The awkward TV screen interview with Rooney was disappointing especially when Gary offered the softball, “what does it feel like to go past a legend like Sir Bobby?” The obvious response was, “bloody excellent Gary but you wouldn’t know that since you bottled that penalty.” Of course, Alan Shearer’s assertion that Rooney would play for £50 would be true if he hadn’t already held United to ransom at least twice for money. He will play for a minimum £200,000 though.

Next was the Hawthorns where Tony Pulis’ brick wall took on David Moyes’ chocolate fire guard. In good news for Sunderland’s youth team, there was a full debut for Honeyman. In bad news for Sunderland fans of a nervous disposition, Vito Mannone was starting again. Actually, Mannone couldn’t do much for the goals when Darren “Van Basten” Fletcher and Chris Brunt scored beautiful volleys. In fact, he was barely needed as Chadli hit the bar from six yards and Matt Phillips took Tony’s instructions to defend the net with your life too literally and sent a Rondon header wide. The only positive for the cheerful David Moyes is that Djilobodji has a lovely right hook.
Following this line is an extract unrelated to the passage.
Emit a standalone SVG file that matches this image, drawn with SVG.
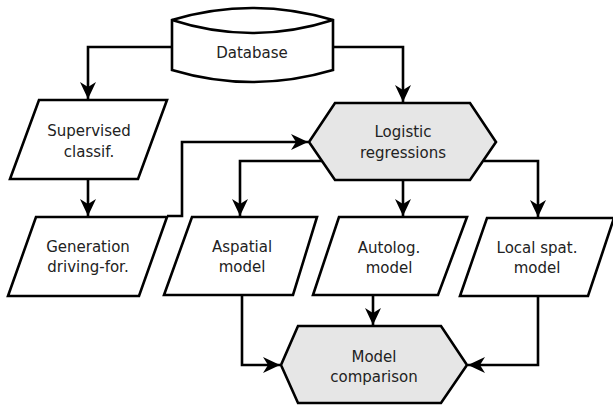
<svg xmlns="http://www.w3.org/2000/svg" width="613" height="410" viewBox="0 0 613 410">
  <style>
    .shape { fill: #ffffff; stroke: #000000; stroke-width: 2.6; stroke-linejoin: miter; }
    .proc { fill: #e6e6e6; stroke: #000000; stroke-width: 2.6; }
    .label { font-family: "DejaVu Sans", Verdana, sans-serif; font-size: 15px; fill: #222222; text-anchor: middle; }
    .link { fill: none; stroke: #000000; stroke-width: 2.6; }
  </style>
  <defs>
    <marker id="arrow" markerUnits="userSpaceOnUse" markerWidth="18" markerHeight="18" viewBox="0 0 18 18" refX="17" refY="9" orient="auto">
      <path d="M0,1 L17,9 L0,17 L5,9 z" fill="#000000"/>
    </marker>
  </defs>
  <rect width="613" height="410" fill="#ffffff"/>

  <!-- connectors -->
  <g id="connectors">
    <path class="link" d="M172,47 H88 V99" marker-end="url(#arrow)"/>
    <path class="link" d="M333,47 H403 V102" marker-end="url(#arrow)"/>
    <path class="link" d="M88,179 V216" marker-end="url(#arrow)"/>
    <path class="link" d="M167,216 H182 V142 H308" marker-end="url(#arrow)"/>
    <path class="link" d="M322,161 H240 V216" marker-end="url(#arrow)"/>
    <path class="link" d="M403,180 V216" marker-end="url(#arrow)"/>
    <path class="link" d="M484,161 H538 V217" marker-end="url(#arrow)"/>
    <path class="link" d="M242,296 V365 H280" marker-end="url(#arrow)"/>
    <path class="link" d="M373,296 V325" marker-end="url(#arrow)"/>
    <path class="link" d="M538,296 V365 H468" marker-end="url(#arrow)"/>
  </g>

  <!-- Database -->
  <g id="database">
    <path class="shape" d="M172,20 Q252,-4 333,20 V70 Q252,94 172,70 Z"/>
    <path class="shape" fill="none" d="M172,20 Q252,46 333,20"/>
    <text class="label" x="252" y="58">Database</text>
  </g>

  <!-- Supervised classification -->
  <g id="supervised">
    <polygon class="shape" points="39,100 167,100 138,179 10,179"/>
    <text class="label" x="89" y="136">Supervised</text>
    <text class="label" x="89" y="157">classif.</text>
  </g>

  <!-- Generation of driving forces -->
  <g id="generation">
    <polygon class="shape" points="36,217 167,217 139,296 8,296"/>
    <text class="label" x="88" y="252">Generation</text>
    <text class="label" x="88" y="272">driving-for.</text>
  </g>

  <!-- Logistic regressions -->
  <g id="logistic">
    <polygon class="proc" points="335,103 470,103 496,142 470,180 335,180 309,142"/>
    <text class="label" x="403" y="137">Logistic</text>
    <text class="label" x="403" y="158">regressions</text>
  </g>

  <!-- Aspatial model -->
  <g id="aspatial">
    <polygon class="shape" points="192,217 317,217 293,295 164,295"/>
    <text class="label" x="242" y="252">Aspatial</text>
    <text class="label" x="242" y="272">model</text>
  </g>

  <!-- Autologistic model -->
  <g id="autolog">
    <polygon class="shape" points="339,217 467,217 438,295 313,295"/>
    <text class="label" x="389" y="253">Autolog.</text>
    <text class="label" x="389" y="273">model</text>
  </g>

  <!-- Local spatial model -->
  <g id="localspat">
    <polygon class="shape" points="487,218 614,218 588,296 460,296"/>
    <text class="label" x="537" y="253">Local spat.</text>
    <text class="label" x="537" y="273">model</text>
  </g>

  <!-- Model comparison -->
  <g id="comparison">
    <polygon class="proc" points="298,326 441,326 467,365 441,403 298,403 281,365"/>
    <text class="label" x="374" y="362">Model</text>
    <text class="label" x="374" y="382">comparison</text>
  </g>
</svg>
Palace were next with a rare sighting of Loic Remy playing a game of football for Palace. Big Sam’s appointment hasn’t had the desired effect despite his attempts to introduce culture to the club. The French contingent are probably appalled at the pints of wine on offer at training. Everton were the positive side in this one with Palace’s real highlight being chairman Steve Parish looking bored as Mark Bright gave him his commentary on the game. Palace, of course, were furious when Everton scored late on after Jeffrey Schlupp did the injury hokey-cokey – in, out, in, out, please blow the whistle ref. Big Sam wasn’t happy so you know nobody’s getting a kebab tonight.

Then there was Middlesbrough where the hosts had been the most exciting team in the world with no goals in their league games all year. That changed quickly against Andy Carroll in his three-week hot streak before he gets injured. Of course, when your opponents refuse to defend then even Boro can score. Boro looked dangerous but the Hammers were able to get the win with even Jonathan Calleri scoring a goal. That’ll go down well in their WhatsApp group chat.

Bournemouth had Eddie Howe trying to shake off the embarrassment of losing to Hull last week while I had to double check who Watford played last time out. Bourne-alona contributed to their own downfall with the first goal but it’s fine when Adam Smith does his best Dani Alves impression to set up the equaliser. It was a point for Bournemouth thanks in no small part to Christian Kabasele picking the worst time to have a nap. There’s a comedy video edit in there.

And was this week’s Pan the Pundits. Chelsea were the real winners, according to Gary, as all their title rivals slipped up. Liverpool, Spurs and City all dropping points while United fans get angry at not being considered at all.